Nov. 24 (Bloomberg) -- Emerging-market stocks rose after German business confidence unexpectedly improved and speculation mounted that China will ease lending restrictions.
The MSCI Emerging Markets Index advanced 0.3 percent to 888.24 today. Indian and South African indexes rose while benchmarks in Turkey and Russia declined. Brazil’s Bovespa snapped a five-day losing streak and climbed 0.8 percent, led by retailers. U.S. markets were closed for a holiday.
German Chancellor Angela Merkel said she remains opposed to common euro-area debt sales. They would “take us back to where we were before the crisis,” Merkel said at a press conference with Italian Prime Minister Mario Monti and French President Nicolas Sarkozy in Strasbourg, France. German business confidence rose for the first time in five months in November, and China’s central bank cut reserve ratios for more than 20 rural credit cooperatives by half a percentage point.
“Partly what we’re seeing today is that investors have already discounted a significant part of the risk as it’s known already,” Mark Konyn, who helps manage about $16 billion as chief executive officer of RCM Asia Pacific Ltd., said in a Bloomberg Television interview. “And then we’re seeing some possibility of liberalization in China, a slight easing selectively of the reserve requirement rules.”
The MSCI Emerging Markets Index has plunged 23 percent this year and the MSCI World Index of developed nations has sunk 14 percent as Europe’s debt crisis spread and concern mounted that growth in the U.S. and China is slowing. The developing nations gauge trades for 9.8 times estimated profit, compared with the MSCI World’s 11.2 times, according to data compiled by Bloomberg.
Brazil’s Bovespa rose 0.6 percent after President Dilma Rousseff signaled the country will use interest-rate cuts to help shore up economic growth amid the global slowdown. Cia. Brasileira de Distribuicao Grupo Pao de Acucar gained 5.6 percent, the most since Jun. 28. Usinas Siderurgicas de Minas Gerais SA, Brazil’s second-biggest steelmaker, tumbled 3.5 percent as metals prices declined.
The Munich-based Ifo institute’s German business climate index, based on a survey of 7,000 executives, increased to 106.6 from 106.4 in October. Economists expected a decline to 105.2, according to the median of 40 forecasts in a Bloomberg News survey.
“Germany is actually in a strong position and the order books are still full,” Carsten Brzeski, a Brussels-based economist with ING Groep NV, said before the release. “As long as the labor market and domestic spending hold up, we’re only looking at a soft patch, not a full-blown recession.”
Russia’s Micex index dropped 0.8 percent. Uralsib Capital cut its economic growth forecast for Russia to 2.8 percent in 2012 from 4 percent earlier, citing a slowdown in the global economy that will lead to lower prices for oil.
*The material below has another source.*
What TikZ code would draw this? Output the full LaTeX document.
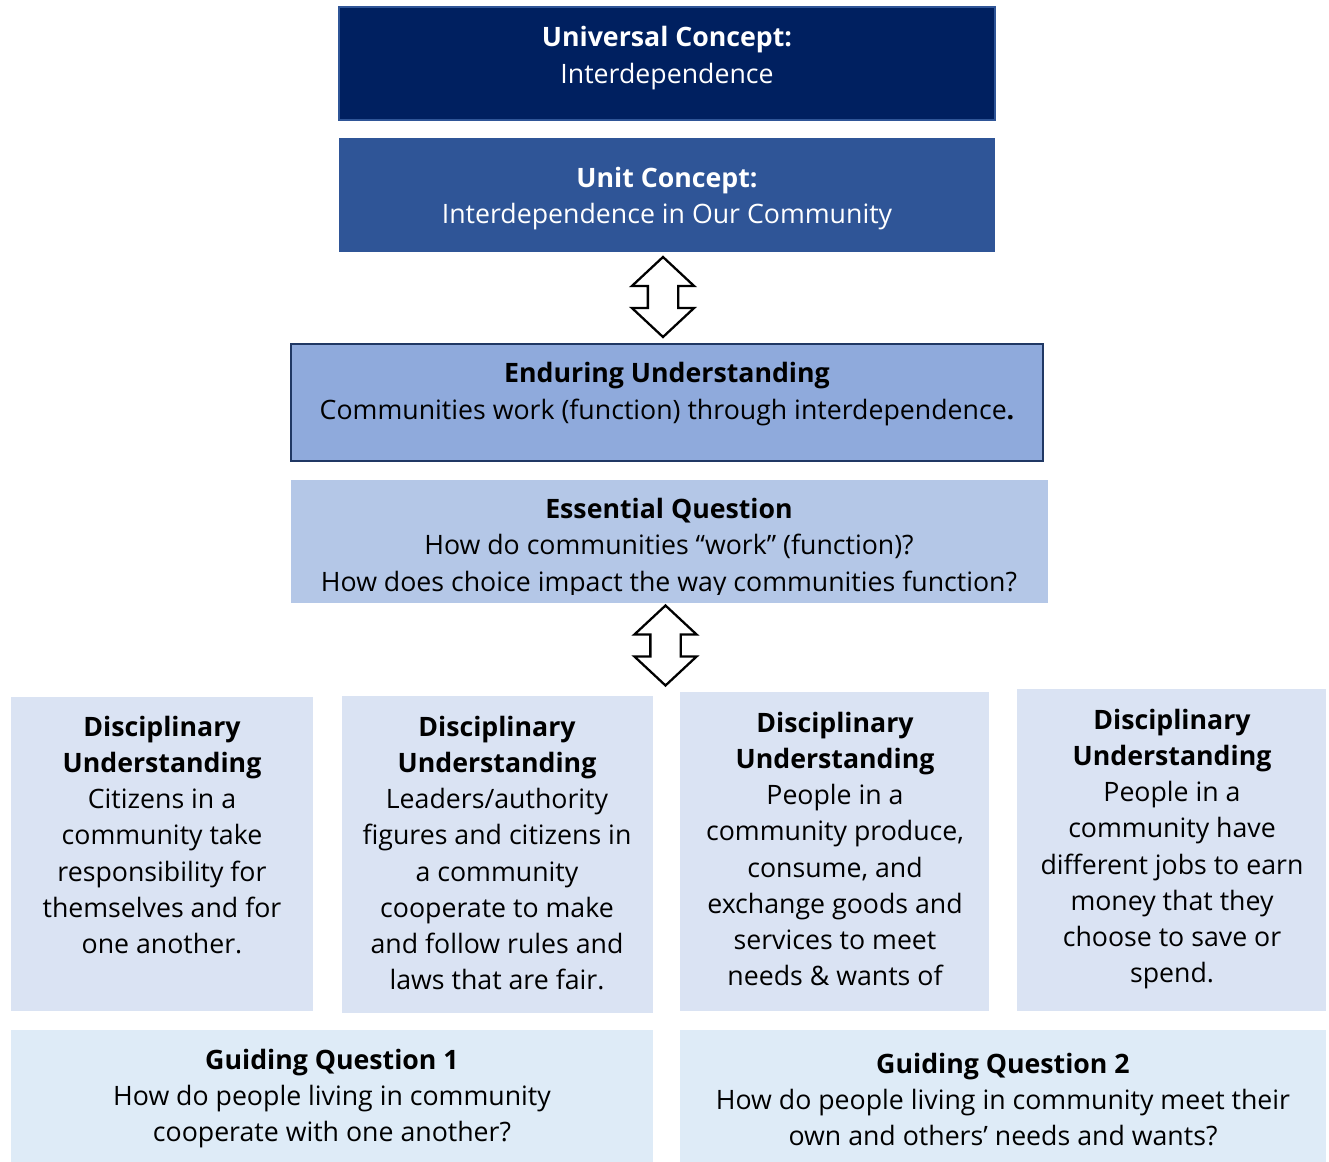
\documentclass[tikz,border=0pt]{standalone}
\usepackage{fontspec}
\setmainfont{Open Sans}
\usetikzlibrary{calc,fit,shapes.arrows}
\definecolor{navy}{HTML}{002060}
\definecolor{midblue}{HTML}{2F5597}
\definecolor{darkrim}{HTML}{203864}
\definecolor{endfill}{HTML}{8FAADC}
\definecolor{essfill}{HTML}{B4C7E7}
\definecolor{disfill}{HTML}{DAE3F3}
\definecolor{guifill}{HTML}{DEEBF7}
\tikzset{
	box/.style={inner sep=0pt, outer sep=0pt},
	txt/.style={align=center, inner sep=0pt, font=\fontsize{15.2}{20.6}\selectfont},
	updown/.style={double arrow, draw=black, line width=1.3pt, fill=white, rotate=90,
		inner sep=0.28cm, minimum height=1.6cm,
		double arrow head extend=0.32cm, double arrow tip angle=94}
}

\begin{document}
\begin{tikzpicture}[x=0.02cm, y=-0.02cm]
			%%%%% START %%%%%
			\useasboundingbox (0, 0) rectangle (1329, 1162);
			
			% concepts
			\node[box, fill=navy, draw=midblue, line width=1.2pt, fit={(339, 7) (995, 120)}] (univ) {};
			\node[txt, text=white] (univ-t) at (667, 58) {\textbf{Universal Concept:}\\Interdependence};
			
			\node[box, fill=midblue, fit={(339, 138) (995, 252)}] (unit) {};
			\node[txt, text=white] (unit-t) at (667, 198.5) {\textbf{Unit Concept:}\\Interdependence in Our Community};
			
			\node[box, fill=endfill, draw=darkrim, line width=1.4pt, fit={(291, 344) (1043, 461)}] (endur) {};
			\node[txt] (endur-t) at (667, 394) {\textbf{Enduring Understanding}\\Communities work (function) through interdependence\textbf{.}};
			
			\node[box, fill=essfill, fit={(291, 480) (1048, 603)}] (ess) {};
			\begin{scope}
				\clip (291, 480) rectangle (1048, 594);
				\node[txt] (ess-t) at (669, 548) {\textbf{Essential Question}\\How do communities “work” (function)?\\How does choice impact the way communities function?};
			\end{scope}
			
			% disciplinary understandings
			\node[box, fill=disfill, fit={(11, 697) (313, 1011)}] (dis1) {};
			\node[txt] (dis1-t) at (162, 835) {\textbf{Disciplinary}\\\textbf{Understanding}\\Citizens in a\\community take\\responsibility for\\themselves and for\\one another.};
			
			\node[box, fill=disfill, fit={(342, 696) (653, 1013)}] (dis2) {};
			\node[txt] (dis2-t) at (497, 853) {\textbf{Disciplinary}\\\textbf{Understanding}\\Leaders/authority\\figures and citizens in\\a community\\cooperate to make\\and follow rules and\\laws that are fair.};
			
			\node[box, fill=disfill, fit={(680, 692) (989, 1011)}] (dis3) {};
			\node[txt] (dis3-t) at (835, 849) {\textbf{Disciplinary}\\\textbf{Understanding}\\People in a\\community produce,\\consume, and\\exchange goods and\\services to meet\\needs \& wants of};
			
			\node[box, fill=disfill, fit={(1017, 689) (1326, 1011)}] (dis4) {};
			\node[txt] (dis4-t) at (1172, 849) {\textbf{Disciplinary}\\\textbf{Understanding}\\People in a\\community have\\different jobs to earn\\money that they\\choose to save or\\spend.};
			
			% guiding questions
			\node[box, fill=guifill, fit={(11, 1030) (653, 1162)}] (gui1) {};
			\node[txt] (gui1-t) at (332, 1098.5) {\textbf{Guiding Question 1}\\How do people living in community\\cooperate with one another?};
			
			\node[box, fill=guifill, fit={(680, 1030) (1326, 1162)}] (gui2) {};
			\node[txt] (gui2-t) at (1003, 1099.5) {\textbf{Guiding Question 2}\\How do people living in community meet their\\own and others’ needs and wants?};
			
			% block arrows
			\node[updown] (arr1) at ($(unit.south)!0.5!(endur.north) + (-4, -1)$) {};
			\node[updown] (arr2) at ($(ess.south)!0.5!(ess.south |- dis3.north) + (-4, -2)$) {};
			
			%%%%% END %%%%%
\end{tikzpicture}
\end{document}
South Africa’s All Share Index gained 0.8 percent. Sasol Ltd., the biggest producer of gasoline from coal, advanced 1.8 percent.
Turkey’s ISE National 100 Index fell 2.9 percent, a sixth day of losses. Soktas Tekstil & Ticaret AS, a company with interests in textiles, food and agriculture, climbed 4.1 percent after saying it hired Turkiye Sinai Kalkinma Bankasi AS to advise on an initial public offering of its farm unit, Efeler Ciftligi Tarim & Hayvancilik AS.
The extra yield investors demand to own emerging-market debt over U.S. Treasuries was unchanged at 443, according to JPMorgan Chase & Co.’s EMBI Global Index.
The Markit iTraxx SovX CEEMEA Index of eastern European, Middle East and Africa credit-default swaps declined 1 basis point, or 0.01 percentage point, to 377, according to data provider CMA.